***** Material
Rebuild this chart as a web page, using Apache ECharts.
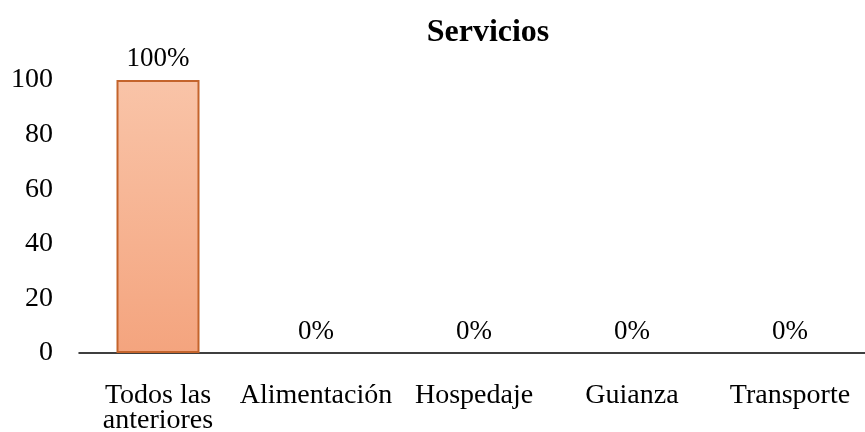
<!DOCTYPE html>
<html>
<head>
<meta charset="utf-8">
<script src="https://cdn.jsdelivr.net/npm/echarts@6/dist/echarts.min.js"></script>
<style>
  html, body { margin: 0; padding: 0; background: #fff; }
  #main { width: 865px; height: 432px; }
</style>
</head>
<body>
<div id="main"></div>
<script>
var myChart = echarts.init(document.getElementById('main'));

// datos
var categories = ['Todos las\nanteriores', 'Alimentación', 'Hospedaje', 'Guianza', 'Transporte'];
var values = [100, 0, 0, 0, 0];
var yTicks = [0, 20, 40, 60, 80, 100];

var serif = '"Liberation Serif", "Times New Roman", serif';

// zero bars get no border so no stray line shows
var barData = values.map(function (v) {
    return v === 0 ? { value: v, itemStyle: { borderWidth: 0 } } : v;
});

option = {
    animation: false,
    title: {
        text: 'Servicios',
        left: 483,
        top: 12,
        textAlign: 'center',
        textStyle: {
            fontFamily: serif,
            fontSize: 32,
            fontWeight: 'bold',
            color: '#000'
        }
    },
    grid: {
        left: 79,
        right: -4,
        top: 80,
        bottom: 79,
        outerBoundsMode: 'none'
    },
    xAxis: {
        type: 'category',
        data: categories,
        axisLine: { lineStyle: { color: '#000', width: 1.5 } },
        axisTick: { show: false },
        axisLabel: {
            color: '#000',
            fontFamily: serif,
            fontSize: 28,
            margin: 30,
            lineHeight: 25,
            interval: 0
        }
    },
    yAxis: {
        type: 'value',
        min: yTicks[0],
        max: yTicks[yTicks.length - 1],
        interval: 20,
        axisLine: { show: false },
        axisTick: { show: false },
        splitLine: { show: false },
        axisLabel: {
            color: '#000',
            fontFamily: serif,
            fontSize: 28,
            margin: 26
        }
    },
    series: [{
        name: 'Servicios',
        type: 'bar',
        data: barData,
        barWidth: 83,
        itemStyle: {
            color: new echarts.graphic.LinearGradient(0, 0, 0, 1, [
                { offset: 0, color: '#F9C4A8' },
                { offset: 1, color: '#F4A47E' }
            ]),
            borderColor: '#C4642C',
            borderWidth: 2
        },
        label: {
            show: true,
            position: 'top',
            distance: 8,
            formatter: '{c}%',
            color: '#000',
            fontFamily: serif,
            fontSize: 27
        }
    }]
};

myChart.setOption(option);
</script>
</body>
</html>
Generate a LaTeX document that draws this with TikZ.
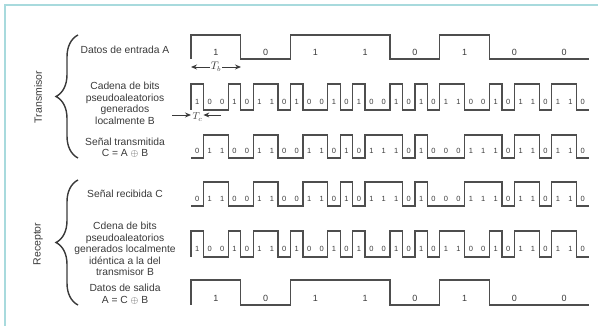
\documentclass[tikz,border=0pt]{standalone}
\usepackage{fontspec}
\setmainfont{Liberation Sans}
\usetikzlibrary{decorations.pathreplacing,arrows.meta}
\definecolor{framec}{HTML}{A8DADD}
\definecolor{ink}{HTML}{3A3A3A}
\tikzset{
  wave/.style={draw=ink!90, line width=1.3pt, line join=miter},
  chiplbl/.style={inner sep=0pt, text=ink, font=\fontsize{7.5}{8}\selectfont},
  datalbl/.style={inner sep=0pt, text=ink, font=\fontsize{9}{10}\selectfont},
  desc/.style={align=center, inner sep=0pt, text=ink, font=\fontsize{10.3}{11.5}\selectfont},
  side/.style={rotate=90, inner sep=0pt, text=ink, font=\fontsize{10.5}{12}\selectfont},
  bracec/.style={draw=ink, line width=1.4pt, decorate, decoration={brace, amplitude=22pt}},
  dimarrow/.style={draw=ink, line width=0.9pt, -{Stealth[length=6pt,width=5pt]}},
}
% #1 bits, #2 width, #3 y high, #4 y low, #5 label y, #6 name prefix, #7 label style
\newcommand\wavesig[7]{%
  \draw[wave] (191,#4) foreach \v [count=\k] in {#1} { -- ({191+(\k-1)*#2},{#4+\v*(#3-#4)}) -- ({191+\k*#2},{#4+\v*(#3-#4)}) };
  \foreach \v [count=\k] in {#1} { \node[#7] (#6\k) at ({191+(\k-0.5)*#2},#5) {\v}; }
}
\begin{document}
\begin{tikzpicture}[x=1pt,y=-1pt]
\useasboundingbox (0,0) rectangle (598,334);
% frame
\draw[framec, line width=1.5pt] (5,326) -- (5,5) -- (598,5);

% side labels and braces
\node[side] (tx) at (38,97) {Transmisor};
\node[side] (rx) at (38,244) {Receptor};
\draw[bracec] (78,158) -- (78,35);
\draw[bracec] (78,305) -- (78,180);

% descriptions
\node[desc] (dA) at (125,50) {Datos de entrada A};
\node[desc] (dB) at (125,103.5) {Cadena de bits\\pseudoaleatorios\\generados\\localmente B};
\node[desc] (dC) at (125,147.5) {Señal transmitida\\C = A $\oplus$ B};
\node[desc] (dCr) at (125,194) {Señal recibida C};
\node[desc] (dBr) at (125,249) {Cdena de bits\\pseudoaleatorios\\generados localmente\\idéntica a la del\\transmisor B};
\node[desc] (dAr) at (125,294) {Datos de salida\\A = C $\oplus$ B};

% waveforms
\wavesig{1,0,1,1,0,1,0,0}{49.75}{35}{59}{52}{a}{datalbl}
\wavesig{1,0,0,1,0,1,1,0,1,0,0,1,0,1,0,0,1,0,1,0,1,1,0,0,1,0,1,1,0,1,1,0}{12.4375}{84}{110}{102}{b}{chiplbl}
\wavesig{0,1,1,0,0,1,1,0,0,1,1,0,1,0,1,1,1,0,1,0,0,0,1,1,1,0,1,1,0,1,1,0}{12.4375}{135}{158}{151}{c}{chiplbl}
\wavesig{0,1,1,0,0,1,1,0,0,1,1,0,1,0,1,1,1,0,1,0,0,0,1,1,1,0,1,1,0,1,1,0}{12.4375}{182}{206}{199}{cr}{chiplbl}
\wavesig{1,0,0,1,0,1,1,0,1,0,0,1,0,1,0,0,1,0,1,0,1,1,0,0,1,0,1,1,0,1,1,0}{12.4375}{231}{257}{249}{br}{chiplbl}
\wavesig{1,0,1,1,0,1,0,0}{49.75}{280}{305}{298}{ar}{datalbl}

% Tb dimension
\coordinate (tb1) at (191,67);
\coordinate (tb2) at (241,67);
\node[inner sep=1pt, fill=white, text=ink, font=\fontsize{10.5}{11}\selectfont] (tbl) at (216,67) {$T_b$};
\draw[dimarrow] (tbl.west) -- (tb1);
\draw[dimarrow] (tbl.east) -- (tb2);

% Tc dimension
\coordinate (tc1s) at (172,115);
\coordinate (tc1) at (191,115);
\coordinate (tc2s) at (221,115);
\coordinate (tc2) at (203.4,115);
\node[inner sep=0pt, text=ink, font=\fontsize{10}{11}\selectfont] (tcl) at (197.5,117) {$T_c$};
\draw[dimarrow] (tc1s) -- (tc1);
\draw[dimarrow] (tc2s) -- (tc2);
\end{tikzpicture}
\end{document}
**********
- Task requirements -
Do not include the images; transcribe the rest of the listing exactly.

- Expected answer -
Rebuild this chart as a web page, using Apache ECharts.
<!DOCTYPE html>
<html>
<head>
<meta charset="utf-8">
<script src="https://cdn.jsdelivr.net/npm/echarts@6/dist/echarts.min.js"></script>
<style>
  html, body { margin: 0; padding: 0; background: #fff; }
  #main { width: 865px; height: 432px; }
</style>
</head>
<body>
<div id="main"></div>
<script>
var myChart = echarts.init(document.getElementById('main'));

// datos
var categories = ['Todos las\nanteriores', 'Alimentación', 'Hospedaje', 'Guianza', 'Transporte'];
var values = [100, 0, 0, 0, 0];
var yTicks = [0, 20, 40, 60, 80, 100];

var serif = '"Liberation Serif", "Times New Roman", serif';

// zero bars get no border so no stray line shows
var barData = values.map(function (v) {
    return v === 0 ? { value: v, itemStyle: { borderWidth: 0 } } : v;
});

option = {
    animation: false,
    title: {
        text: 'Servicios',
        left: 483,
        top: 12,
        textAlign: 'center',
        textStyle: {
            fontFamily: serif,
            fontSize: 32,
            fontWeight: 'bold',
            color: '#000'
        }
    },
    grid: {
        left: 79,
        right: -4,
        top: 80,
        bottom: 79,
        outerBoundsMode: 'none'
    },
    xAxis: {
        type: 'category',
        data: categories,
        axisLine: { lineStyle: { color: '#000', width: 1.5 } },
        axisTick: { show: false },
        axisLabel: {
            color: '#000',
            fontFamily: serif,
            fontSize: 28,
            margin: 30,
            lineHeight: 25,
            interval: 0
        }
    },
    yAxis: {
        type: 'value',
        min: yTicks[0],
        max: yTicks[yTicks.length - 1],
        interval: 20,
        axisLine: { show: false },
        axisTick: { show: false },
        splitLine: { show: false },
        axisLabel: {
            color: '#000',
            fontFamily: serif,
            fontSize: 28,
            margin: 26
        }
    },
    series: [{
        name: 'Servicios',
        type: 'bar',
        data: barData,
        barWidth: 83,
        itemStyle: {
            color: new echarts.graphic.LinearGradient(0, 0, 0, 1, [
                { offset: 0, color: '#F9C4A8' },
                { offset: 1, color: '#F4A47E' }
            ]),
            borderColor: '#C4642C',
            borderWidth: 2
        },
        label: {
            show: true,
            position: 'top',
            distance: 8,
            formatter: '{c}%',
            color: '#000',
            fontFamily: serif,
            fontSize: 27
        }
    }]
};

myChart.setOption(option);
</script>
</body>
</html>
Generate a LaTeX document that draws this with TikZ.
\documentclass[tikz,border=0pt]{standalone}
\usepackage{fontspec}
\setmainfont{Liberation Sans}
\usetikzlibrary{decorations.pathreplacing,arrows.meta}
\definecolor{framec}{HTML}{A8DADD}
\definecolor{ink}{HTML}{3A3A3A}
\tikzset{
  wave/.style={draw=ink!90, line width=1.3pt, line join=miter},
  chiplbl/.style={inner sep=0pt, text=ink, font=\fontsize{7.5}{8}\selectfont},
  datalbl/.style={inner sep=0pt, text=ink, font=\fontsize{9}{10}\selectfont},
  desc/.style={align=center, inner sep=0pt, text=ink, font=\fontsize{10.3}{11.5}\selectfont},
  side/.style={rotate=90, inner sep=0pt, text=ink, font=\fontsize{10.5}{12}\selectfont},
  bracec/.style={draw=ink, line width=1.4pt, decorate, decoration={brace, amplitude=22pt}},
  dimarrow/.style={draw=ink, line width=0.9pt, -{Stealth[length=6pt,width=5pt]}},
}
% #1 bits, #2 width, #3 y high, #4 y low, #5 label y, #6 name prefix, #7 label style
\newcommand\wavesig[7]{%
  \draw[wave] (191,#4) foreach \v [count=\k] in {#1} { -- ({191+(\k-1)*#2},{#4+\v*(#3-#4)}) -- ({191+\k*#2},{#4+\v*(#3-#4)}) };
  \foreach \v [count=\k] in {#1} { \node[#7] (#6\k) at ({191+(\k-0.5)*#2},#5) {\v}; }
}
\begin{document}
\begin{tikzpicture}[x=1pt,y=-1pt]
\useasboundingbox (0,0) rectangle (598,334);
% frame
\draw[framec, line width=1.5pt] (5,326) -- (5,5) -- (598,5);

% side labels and braces
\node[side] (tx) at (38,97) {Transmisor};
\node[side] (rx) at (38,244) {Receptor};
\draw[bracec] (78,158) -- (78,35);
\draw[bracec] (78,305) -- (78,180);

% descriptions
\node[desc] (dA) at (125,50) {Datos de entrada A};
\node[desc] (dB) at (125,103.5) {Cadena de bits\\pseudoaleatorios\\generados\\localmente B};
\node[desc] (dC) at (125,147.5) {Señal transmitida\\C = A $\oplus$ B};
\node[desc] (dCr) at (125,194) {Señal recibida C};
\node[desc] (dBr) at (125,249) {Cdena de bits\\pseudoaleatorios\\generados localmente\\idéntica a la del\\transmisor B};
\node[desc] (dAr) at (125,294) {Datos de salida\\A = C $\oplus$ B};

% waveforms
\wavesig{1,0,1,1,0,1,0,0}{49.75}{35}{59}{52}{a}{datalbl}
\wavesig{1,0,0,1,0,1,1,0,1,0,0,1,0,1,0,0,1,0,1,0,1,1,0,0,1,0,1,1,0,1,1,0}{12.4375}{84}{110}{102}{b}{chiplbl}
\wavesig{0,1,1,0,0,1,1,0,0,1,1,0,1,0,1,1,1,0,1,0,0,0,1,1,1,0,1,1,0,1,1,0}{12.4375}{135}{158}{151}{c}{chiplbl}
\wavesig{0,1,1,0,0,1,1,0,0,1,1,0,1,0,1,1,1,0,1,0,0,0,1,1,1,0,1,1,0,1,1,0}{12.4375}{182}{206}{199}{cr}{chiplbl}
\wavesig{1,0,0,1,0,1,1,0,1,0,0,1,0,1,0,0,1,0,1,0,1,1,0,0,1,0,1,1,0,1,1,0}{12.4375}{231}{257}{249}{br}{chiplbl}
\wavesig{1,0,1,1,0,1,0,0}{49.75}{280}{305}{298}{ar}{datalbl}

% Tb dimension
\coordinate (tb1) at (191,67);
\coordinate (tb2) at (241,67);
\node[inner sep=1pt, fill=white, text=ink, font=\fontsize{10.5}{11}\selectfont] (tbl) at (216,67) {$T_b$};
\draw[dimarrow] (tbl.west) -- (tb1);
\draw[dimarrow] (tbl.east) -- (tb2);

% Tc dimension
\coordinate (tc1s) at (172,115);
\coordinate (tc1) at (191,115);
\coordinate (tc2s) at (221,115);
\coordinate (tc2) at (203.4,115);
\node[inner sep=0pt, text=ink, font=\fontsize{10}{11}\selectfont] (tcl) at (197.5,117) {$T_c$};
\draw[dimarrow] (tc1s) -- (tc1);
\draw[dimarrow] (tc2s) -- (tc2);
\end{tikzpicture}
\end{document}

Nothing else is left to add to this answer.